▶ _PROVIDED RECORDS_
__________________________________________________

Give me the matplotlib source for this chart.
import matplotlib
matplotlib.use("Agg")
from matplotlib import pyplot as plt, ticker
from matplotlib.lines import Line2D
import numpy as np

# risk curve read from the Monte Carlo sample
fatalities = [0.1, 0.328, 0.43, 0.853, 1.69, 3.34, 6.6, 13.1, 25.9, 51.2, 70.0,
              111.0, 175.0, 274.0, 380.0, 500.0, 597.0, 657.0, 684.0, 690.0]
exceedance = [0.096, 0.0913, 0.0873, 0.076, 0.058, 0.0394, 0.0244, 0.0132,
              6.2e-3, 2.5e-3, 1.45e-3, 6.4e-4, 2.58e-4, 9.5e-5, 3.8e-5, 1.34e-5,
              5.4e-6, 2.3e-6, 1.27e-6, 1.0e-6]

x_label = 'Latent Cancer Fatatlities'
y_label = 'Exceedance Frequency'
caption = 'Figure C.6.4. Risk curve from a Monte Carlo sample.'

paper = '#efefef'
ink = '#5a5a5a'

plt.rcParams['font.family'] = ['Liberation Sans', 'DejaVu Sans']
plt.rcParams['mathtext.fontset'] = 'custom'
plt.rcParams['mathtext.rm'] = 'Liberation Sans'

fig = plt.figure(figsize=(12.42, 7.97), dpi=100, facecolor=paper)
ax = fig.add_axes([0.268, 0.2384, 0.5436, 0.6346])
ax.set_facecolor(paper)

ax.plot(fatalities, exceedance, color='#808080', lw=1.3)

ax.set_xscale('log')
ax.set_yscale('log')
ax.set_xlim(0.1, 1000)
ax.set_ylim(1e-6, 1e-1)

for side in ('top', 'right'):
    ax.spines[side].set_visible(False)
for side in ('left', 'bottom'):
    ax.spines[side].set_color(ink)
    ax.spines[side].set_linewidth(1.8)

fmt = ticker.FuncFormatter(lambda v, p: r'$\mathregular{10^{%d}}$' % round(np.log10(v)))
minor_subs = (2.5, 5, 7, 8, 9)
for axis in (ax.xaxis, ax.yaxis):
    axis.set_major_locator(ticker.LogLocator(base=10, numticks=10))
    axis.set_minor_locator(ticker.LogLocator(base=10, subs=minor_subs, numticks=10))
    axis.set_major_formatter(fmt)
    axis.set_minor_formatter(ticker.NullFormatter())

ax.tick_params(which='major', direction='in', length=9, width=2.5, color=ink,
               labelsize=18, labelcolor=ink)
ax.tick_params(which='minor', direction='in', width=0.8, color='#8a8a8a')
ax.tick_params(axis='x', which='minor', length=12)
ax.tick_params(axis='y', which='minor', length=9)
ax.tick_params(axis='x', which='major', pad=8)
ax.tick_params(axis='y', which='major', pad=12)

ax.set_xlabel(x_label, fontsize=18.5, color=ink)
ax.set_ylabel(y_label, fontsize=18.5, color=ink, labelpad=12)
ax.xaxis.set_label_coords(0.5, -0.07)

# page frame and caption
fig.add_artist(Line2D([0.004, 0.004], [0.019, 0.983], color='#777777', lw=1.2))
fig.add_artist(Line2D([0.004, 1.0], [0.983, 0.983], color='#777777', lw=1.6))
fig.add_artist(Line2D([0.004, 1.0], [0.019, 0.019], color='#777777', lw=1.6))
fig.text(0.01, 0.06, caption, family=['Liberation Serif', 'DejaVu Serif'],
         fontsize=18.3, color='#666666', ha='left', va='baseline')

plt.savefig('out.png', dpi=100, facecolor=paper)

__________________________________________________

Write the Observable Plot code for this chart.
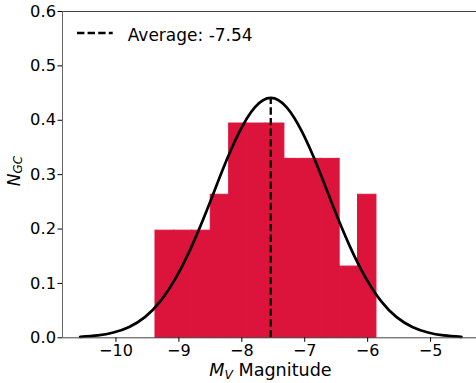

__________________________________________________

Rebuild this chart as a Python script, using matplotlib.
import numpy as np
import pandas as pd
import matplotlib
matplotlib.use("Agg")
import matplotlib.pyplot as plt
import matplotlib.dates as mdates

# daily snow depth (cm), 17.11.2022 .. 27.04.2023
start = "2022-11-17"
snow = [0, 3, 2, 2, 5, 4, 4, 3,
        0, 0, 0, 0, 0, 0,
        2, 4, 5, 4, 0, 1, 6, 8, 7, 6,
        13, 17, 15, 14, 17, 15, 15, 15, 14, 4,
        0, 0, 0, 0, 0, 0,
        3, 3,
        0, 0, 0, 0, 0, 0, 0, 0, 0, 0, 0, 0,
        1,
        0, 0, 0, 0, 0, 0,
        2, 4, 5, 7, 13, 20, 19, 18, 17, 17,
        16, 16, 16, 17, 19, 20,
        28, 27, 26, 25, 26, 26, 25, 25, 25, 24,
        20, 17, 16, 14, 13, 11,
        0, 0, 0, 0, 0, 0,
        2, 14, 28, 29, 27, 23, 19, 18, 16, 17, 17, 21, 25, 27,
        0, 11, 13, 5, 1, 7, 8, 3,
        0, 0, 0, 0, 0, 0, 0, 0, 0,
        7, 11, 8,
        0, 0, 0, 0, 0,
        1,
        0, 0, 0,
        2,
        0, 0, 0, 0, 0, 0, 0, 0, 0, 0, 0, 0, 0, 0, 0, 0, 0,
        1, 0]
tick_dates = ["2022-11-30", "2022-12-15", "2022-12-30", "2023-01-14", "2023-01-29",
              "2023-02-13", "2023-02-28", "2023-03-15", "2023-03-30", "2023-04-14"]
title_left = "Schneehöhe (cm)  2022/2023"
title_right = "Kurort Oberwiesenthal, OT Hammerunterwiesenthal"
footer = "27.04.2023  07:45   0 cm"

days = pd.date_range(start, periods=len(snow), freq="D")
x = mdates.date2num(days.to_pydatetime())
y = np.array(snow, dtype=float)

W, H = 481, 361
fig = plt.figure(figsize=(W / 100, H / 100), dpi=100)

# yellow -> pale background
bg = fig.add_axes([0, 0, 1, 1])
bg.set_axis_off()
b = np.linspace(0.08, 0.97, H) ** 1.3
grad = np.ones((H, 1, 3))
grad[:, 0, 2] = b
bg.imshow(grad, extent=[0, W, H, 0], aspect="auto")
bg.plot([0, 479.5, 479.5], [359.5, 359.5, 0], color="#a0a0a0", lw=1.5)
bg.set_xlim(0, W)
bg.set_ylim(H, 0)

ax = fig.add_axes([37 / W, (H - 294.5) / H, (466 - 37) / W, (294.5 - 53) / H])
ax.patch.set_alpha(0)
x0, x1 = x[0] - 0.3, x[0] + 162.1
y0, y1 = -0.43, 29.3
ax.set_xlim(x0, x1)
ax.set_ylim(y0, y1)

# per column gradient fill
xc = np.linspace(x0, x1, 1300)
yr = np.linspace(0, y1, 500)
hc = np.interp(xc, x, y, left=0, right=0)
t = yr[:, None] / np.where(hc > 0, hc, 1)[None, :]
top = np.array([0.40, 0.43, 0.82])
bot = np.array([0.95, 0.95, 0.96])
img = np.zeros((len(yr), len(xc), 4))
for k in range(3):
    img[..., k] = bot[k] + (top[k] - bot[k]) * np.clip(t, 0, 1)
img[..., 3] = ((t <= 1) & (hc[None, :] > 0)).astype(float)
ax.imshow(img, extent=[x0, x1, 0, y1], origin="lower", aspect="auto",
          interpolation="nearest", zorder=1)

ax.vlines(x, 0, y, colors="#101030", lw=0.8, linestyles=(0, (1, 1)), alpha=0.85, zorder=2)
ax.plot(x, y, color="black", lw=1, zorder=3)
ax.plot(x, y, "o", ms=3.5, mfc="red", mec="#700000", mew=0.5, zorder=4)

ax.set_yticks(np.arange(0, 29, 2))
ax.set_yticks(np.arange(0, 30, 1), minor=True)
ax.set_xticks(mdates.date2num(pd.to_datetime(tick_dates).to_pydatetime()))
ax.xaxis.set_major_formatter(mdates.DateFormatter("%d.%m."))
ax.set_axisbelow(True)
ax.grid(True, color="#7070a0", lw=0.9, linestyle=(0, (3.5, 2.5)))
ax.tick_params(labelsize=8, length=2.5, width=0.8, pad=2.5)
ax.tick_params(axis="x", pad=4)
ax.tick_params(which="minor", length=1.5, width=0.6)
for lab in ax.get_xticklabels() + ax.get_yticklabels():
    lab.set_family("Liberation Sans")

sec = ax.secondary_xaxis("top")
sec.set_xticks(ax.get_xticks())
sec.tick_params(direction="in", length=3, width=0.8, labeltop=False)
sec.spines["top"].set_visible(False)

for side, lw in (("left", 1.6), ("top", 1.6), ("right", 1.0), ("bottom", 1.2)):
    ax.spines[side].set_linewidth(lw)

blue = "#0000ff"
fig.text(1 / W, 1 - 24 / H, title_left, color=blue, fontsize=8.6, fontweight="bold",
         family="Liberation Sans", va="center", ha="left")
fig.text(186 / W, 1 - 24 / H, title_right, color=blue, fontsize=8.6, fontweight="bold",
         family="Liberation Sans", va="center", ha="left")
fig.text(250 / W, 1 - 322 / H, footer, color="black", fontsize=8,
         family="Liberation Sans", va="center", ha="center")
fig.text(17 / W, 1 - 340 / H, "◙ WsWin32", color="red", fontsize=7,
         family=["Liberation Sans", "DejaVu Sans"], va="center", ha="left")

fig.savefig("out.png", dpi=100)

__________________________________________________

▶ _AIM_
From the listing above, return each line with the word "matplotlib".

▶ _ANSWER TO THE PROBLEM_
Give me the matplotlib source for this chart.
import matplotlib
matplotlib.use("Agg")
from matplotlib import pyplot as plt, ticker
from matplotlib.lines import Line2D
Rebuild this chart as a Python script, using matplotlib.
import matplotlib
matplotlib.use("Agg")
import matplotlib.pyplot as plt
import matplotlib.dates as mdates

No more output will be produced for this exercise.